* SUPPLIED DATA *
****************

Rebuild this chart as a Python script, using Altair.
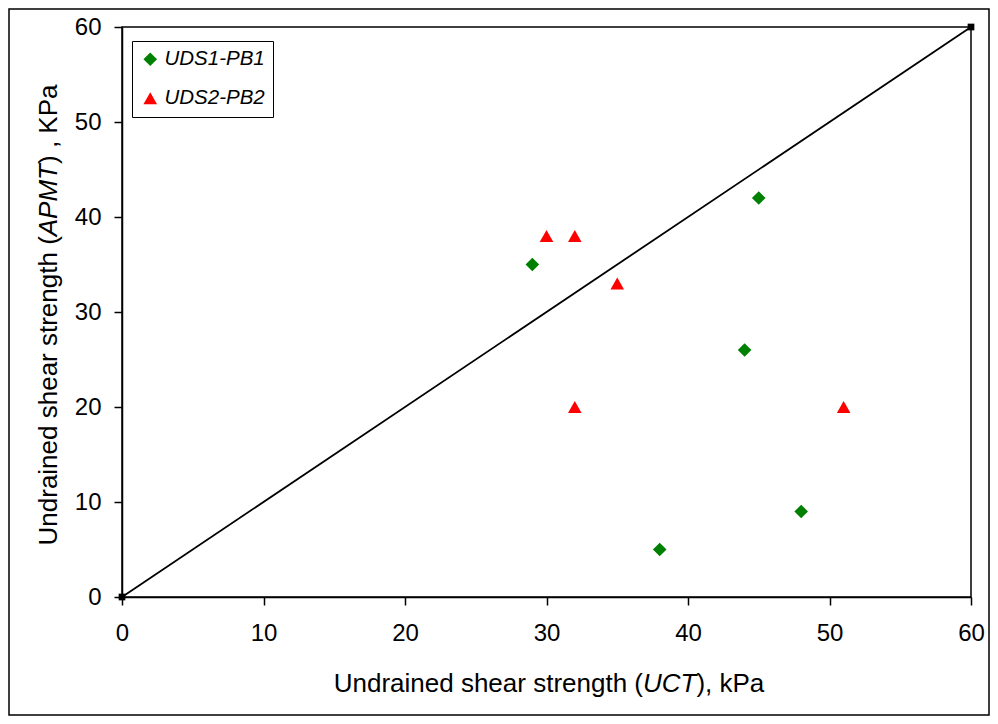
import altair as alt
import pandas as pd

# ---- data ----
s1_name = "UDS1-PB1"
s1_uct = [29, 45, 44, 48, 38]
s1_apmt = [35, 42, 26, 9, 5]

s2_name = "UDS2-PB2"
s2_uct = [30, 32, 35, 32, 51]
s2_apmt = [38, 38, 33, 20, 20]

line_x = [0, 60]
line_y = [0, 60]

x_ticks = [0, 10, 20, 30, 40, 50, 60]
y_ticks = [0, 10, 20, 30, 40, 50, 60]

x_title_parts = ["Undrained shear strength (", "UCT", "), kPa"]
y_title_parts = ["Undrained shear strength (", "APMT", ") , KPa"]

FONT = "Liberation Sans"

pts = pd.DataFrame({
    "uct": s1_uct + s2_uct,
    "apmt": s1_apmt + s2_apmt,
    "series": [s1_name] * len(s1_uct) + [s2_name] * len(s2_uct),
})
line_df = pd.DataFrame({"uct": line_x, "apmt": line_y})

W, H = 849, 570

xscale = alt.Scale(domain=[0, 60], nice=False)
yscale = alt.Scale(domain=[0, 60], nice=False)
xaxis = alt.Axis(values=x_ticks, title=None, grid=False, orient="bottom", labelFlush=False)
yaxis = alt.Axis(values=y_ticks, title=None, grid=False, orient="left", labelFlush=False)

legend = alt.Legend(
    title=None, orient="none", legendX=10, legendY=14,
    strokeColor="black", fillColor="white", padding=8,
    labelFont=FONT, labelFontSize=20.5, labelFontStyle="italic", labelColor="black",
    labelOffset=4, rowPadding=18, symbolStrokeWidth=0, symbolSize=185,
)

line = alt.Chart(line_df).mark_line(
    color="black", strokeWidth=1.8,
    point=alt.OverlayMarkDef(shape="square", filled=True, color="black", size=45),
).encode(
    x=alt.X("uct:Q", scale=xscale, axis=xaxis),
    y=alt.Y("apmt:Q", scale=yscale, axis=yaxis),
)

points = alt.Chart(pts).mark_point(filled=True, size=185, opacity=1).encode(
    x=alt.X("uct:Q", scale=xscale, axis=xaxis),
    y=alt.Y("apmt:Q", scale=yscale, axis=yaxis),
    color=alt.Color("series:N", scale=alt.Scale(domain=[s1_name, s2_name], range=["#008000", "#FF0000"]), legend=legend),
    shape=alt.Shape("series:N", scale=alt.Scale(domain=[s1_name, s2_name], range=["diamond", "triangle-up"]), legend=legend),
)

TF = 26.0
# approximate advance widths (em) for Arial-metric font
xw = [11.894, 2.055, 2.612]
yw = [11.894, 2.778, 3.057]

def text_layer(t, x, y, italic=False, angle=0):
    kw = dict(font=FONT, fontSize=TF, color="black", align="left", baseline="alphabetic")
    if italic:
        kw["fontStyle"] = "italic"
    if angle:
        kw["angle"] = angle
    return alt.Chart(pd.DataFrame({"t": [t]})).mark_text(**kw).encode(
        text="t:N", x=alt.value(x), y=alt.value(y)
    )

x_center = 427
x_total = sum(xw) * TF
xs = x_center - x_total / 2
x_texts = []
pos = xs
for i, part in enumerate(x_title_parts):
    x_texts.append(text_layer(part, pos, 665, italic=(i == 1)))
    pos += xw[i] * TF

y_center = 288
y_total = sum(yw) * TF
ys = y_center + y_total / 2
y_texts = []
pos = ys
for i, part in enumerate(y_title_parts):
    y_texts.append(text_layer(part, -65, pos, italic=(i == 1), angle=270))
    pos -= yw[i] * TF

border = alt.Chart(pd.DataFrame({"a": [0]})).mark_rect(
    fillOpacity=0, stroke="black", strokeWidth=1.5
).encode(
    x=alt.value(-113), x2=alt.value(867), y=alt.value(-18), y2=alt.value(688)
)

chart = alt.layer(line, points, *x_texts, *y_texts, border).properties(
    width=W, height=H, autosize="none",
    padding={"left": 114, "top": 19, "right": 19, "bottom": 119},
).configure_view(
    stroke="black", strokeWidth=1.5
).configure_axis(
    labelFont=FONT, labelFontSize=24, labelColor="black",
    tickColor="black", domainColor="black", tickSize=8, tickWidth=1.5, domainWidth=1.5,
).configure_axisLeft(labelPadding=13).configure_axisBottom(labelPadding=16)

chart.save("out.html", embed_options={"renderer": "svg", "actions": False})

****************

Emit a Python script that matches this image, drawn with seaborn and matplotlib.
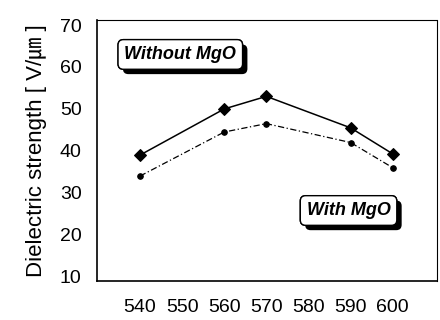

****************

* TASK *
Give the lines above again exactly, from the one containing "Rebuild this chart" to the one containing "y_ticks = [0, 10, 20, 30, 40, 50, 60]", both included, but leave out the pictures.

* SOLVED EXERCISE *
Rebuild this chart as a Python script, using Altair.
import altair as alt
import pandas as pd

# ---- data ----
s1_name = "UDS1-PB1"
s1_uct = [29, 45, 44, 48, 38]
s1_apmt = [35, 42, 26, 9, 5]

s2_name = "UDS2-PB2"
s2_uct = [30, 32, 35, 32, 51]
s2_apmt = [38, 38, 33, 20, 20]

line_x = [0, 60]
line_y = [0, 60]

x_ticks = [0, 10, 20, 30, 40, 50, 60]
y_ticks = [0, 10, 20, 30, 40, 50, 60]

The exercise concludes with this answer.